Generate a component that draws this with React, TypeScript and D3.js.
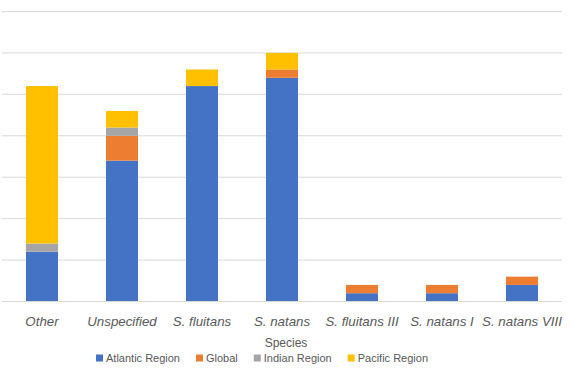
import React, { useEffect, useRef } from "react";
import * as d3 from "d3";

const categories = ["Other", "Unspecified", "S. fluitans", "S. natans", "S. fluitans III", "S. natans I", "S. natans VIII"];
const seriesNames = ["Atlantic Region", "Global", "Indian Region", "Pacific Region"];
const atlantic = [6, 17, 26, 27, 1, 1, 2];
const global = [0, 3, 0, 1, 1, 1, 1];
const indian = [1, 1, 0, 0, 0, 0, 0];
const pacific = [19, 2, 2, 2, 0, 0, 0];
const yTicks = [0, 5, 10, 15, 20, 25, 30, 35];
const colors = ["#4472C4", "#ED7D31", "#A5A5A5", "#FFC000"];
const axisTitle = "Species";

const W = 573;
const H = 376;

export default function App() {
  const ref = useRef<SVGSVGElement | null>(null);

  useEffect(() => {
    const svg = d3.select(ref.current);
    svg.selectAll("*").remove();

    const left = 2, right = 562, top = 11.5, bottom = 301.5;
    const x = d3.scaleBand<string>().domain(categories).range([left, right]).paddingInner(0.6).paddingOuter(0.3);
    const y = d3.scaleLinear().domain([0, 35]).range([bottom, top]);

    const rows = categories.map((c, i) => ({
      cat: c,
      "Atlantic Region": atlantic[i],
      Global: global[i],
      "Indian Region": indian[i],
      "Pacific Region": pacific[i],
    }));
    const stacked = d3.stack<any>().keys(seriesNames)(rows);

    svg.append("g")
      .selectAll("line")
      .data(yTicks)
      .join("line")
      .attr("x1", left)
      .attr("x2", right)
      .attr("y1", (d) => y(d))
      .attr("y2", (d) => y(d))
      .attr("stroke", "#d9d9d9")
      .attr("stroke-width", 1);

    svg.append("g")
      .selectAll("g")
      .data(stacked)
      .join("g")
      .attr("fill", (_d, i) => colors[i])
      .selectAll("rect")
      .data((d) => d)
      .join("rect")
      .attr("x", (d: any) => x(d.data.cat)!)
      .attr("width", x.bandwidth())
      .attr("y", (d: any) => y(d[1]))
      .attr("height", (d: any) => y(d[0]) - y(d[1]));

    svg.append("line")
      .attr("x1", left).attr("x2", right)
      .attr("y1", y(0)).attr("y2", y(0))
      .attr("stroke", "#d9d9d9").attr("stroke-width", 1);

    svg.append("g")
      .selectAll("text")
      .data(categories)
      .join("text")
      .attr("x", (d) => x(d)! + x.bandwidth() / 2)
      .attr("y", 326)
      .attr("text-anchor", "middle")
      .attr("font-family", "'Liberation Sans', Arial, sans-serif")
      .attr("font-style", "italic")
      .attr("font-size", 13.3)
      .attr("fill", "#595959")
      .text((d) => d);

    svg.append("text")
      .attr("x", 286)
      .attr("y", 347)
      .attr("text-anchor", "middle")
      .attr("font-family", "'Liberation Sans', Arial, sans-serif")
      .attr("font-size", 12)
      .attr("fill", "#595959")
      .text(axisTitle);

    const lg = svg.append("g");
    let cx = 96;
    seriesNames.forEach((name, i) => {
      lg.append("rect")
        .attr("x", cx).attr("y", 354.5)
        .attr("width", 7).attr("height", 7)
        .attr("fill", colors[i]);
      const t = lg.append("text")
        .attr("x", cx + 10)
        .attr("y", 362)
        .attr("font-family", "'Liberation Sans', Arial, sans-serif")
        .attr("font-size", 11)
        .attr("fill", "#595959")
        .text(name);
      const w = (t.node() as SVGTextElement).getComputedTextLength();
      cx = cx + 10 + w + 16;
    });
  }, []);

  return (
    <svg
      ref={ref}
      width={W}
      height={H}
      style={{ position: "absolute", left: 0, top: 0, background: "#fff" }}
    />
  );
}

__PROBLEM REQUIREMENTS__
Omit every picture, then repeat the remaining data exactly as it appears above.

__RESPONSE TO THIS EXERCISE__
Generate a component that draws this with React, TypeScript and D3.js.
import React, { useEffect, useRef } from "react";
import * as d3 from "d3";

const categories = ["Other", "Unspecified", "S. fluitans", "S. natans", "S. fluitans III", "S. natans I", "S. natans VIII"];
const seriesNames = ["Atlantic Region", "Global", "Indian Region", "Pacific Region"];
const atlantic = [6, 17, 26, 27, 1, 1, 2];
const global = [0, 3, 0, 1, 1, 1, 1];
const indian = [1, 1, 0, 0, 0, 0, 0];
const pacific = [19, 2, 2, 2, 0, 0, 0];
const yTicks = [0, 5, 10, 15, 20, 25, 30, 35];
const colors = ["#4472C4", "#ED7D31", "#A5A5A5", "#FFC000"];
const axisTitle = "Species";

const W = 573;
const H = 376;

export default function App() {
  const ref = useRef<SVGSVGElement | null>(null);

  useEffect(() => {
    const svg = d3.select(ref.current);
    svg.selectAll("*").remove();

    const left = 2, right = 562, top = 11.5, bottom = 301.5;
    const x = d3.scaleBand<string>().domain(categories).range([left, right]).paddingInner(0.6).paddingOuter(0.3);
    const y = d3.scaleLinear().domain([0, 35]).range([bottom, top]);

    const rows = categories.map((c, i) => ({
      cat: c,
      "Atlantic Region": atlantic[i],
      Global: global[i],
      "Indian Region": indian[i],
      "Pacific Region": pacific[i],
    }));
    const stacked = d3.stack<any>().keys(seriesNames)(rows);

    svg.append("g")
      .selectAll("line")
      .data(yTicks)
      .join("line")
      .attr("x1", left)
      .attr("x2", right)
      .attr("y1", (d) => y(d))
      .attr("y2", (d) => y(d))
      .attr("stroke", "#d9d9d9")
      .attr("stroke-width", 1);

    svg.append("g")
      .selectAll("g")
      .data(stacked)
      .join("g")
      .attr("fill", (_d, i) => colors[i])
      .selectAll("rect")
      .data((d) => d)
      .join("rect")
      .attr("x", (d: any) => x(d.data.cat)!)
      .attr("width", x.bandwidth())
      .attr("y", (d: any) => y(d[1]))
      .attr("height", (d: any) => y(d[0]) - y(d[1]));

    svg.append("line")
      .attr("x1", left).attr("x2", right)
      .attr("y1", y(0)).attr("y2", y(0))
      .attr("stroke", "#d9d9d9").attr("stroke-width", 1);

    svg.append("g")
      .selectAll("text")
      .data(categories)
      .join("text")
      .attr("x", (d) => x(d)! + x.bandwidth() / 2)
      .attr("y", 326)
      .attr("text-anchor", "middle")
      .attr("font-family", "'Liberation Sans', Arial, sans-serif")
      .attr("font-style", "italic")
      .attr("font-size", 13.3)
      .attr("fill", "#595959")
      .text((d) => d);

    svg.append("text")
      .attr("x", 286)
      .attr("y", 347)
      .attr("text-anchor", "middle")
      .attr("font-family", "'Liberation Sans', Arial, sans-serif")
      .attr("font-size", 12)
      .attr("fill", "#595959")
      .text(axisTitle);

    const lg = svg.append("g");
    let cx = 96;
    seriesNames.forEach((name, i) => {
      lg.append("rect")
        .attr("x", cx).attr("y", 354.5)
        .attr("width", 7).attr("height", 7)
        .attr("fill", colors[i]);
      const t = lg.append("text")
        .attr("x", cx + 10)
        .attr("y", 362)
        .attr("font-family", "'Liberation Sans', Arial, sans-serif")
        .attr("font-size", 11)
        .attr("fill", "#595959")
        .text(name);
      const w = (t.node() as SVGTextElement).getComputedTextLength();
      cx = cx + 10 + w + 16;
    });
  }, []);

  return (
    <svg
      ref={ref}
      width={W}
      height={H}
      style={{ position: "absolute", left: 0, top: 0, background: "#fff" }}
    />
  );
}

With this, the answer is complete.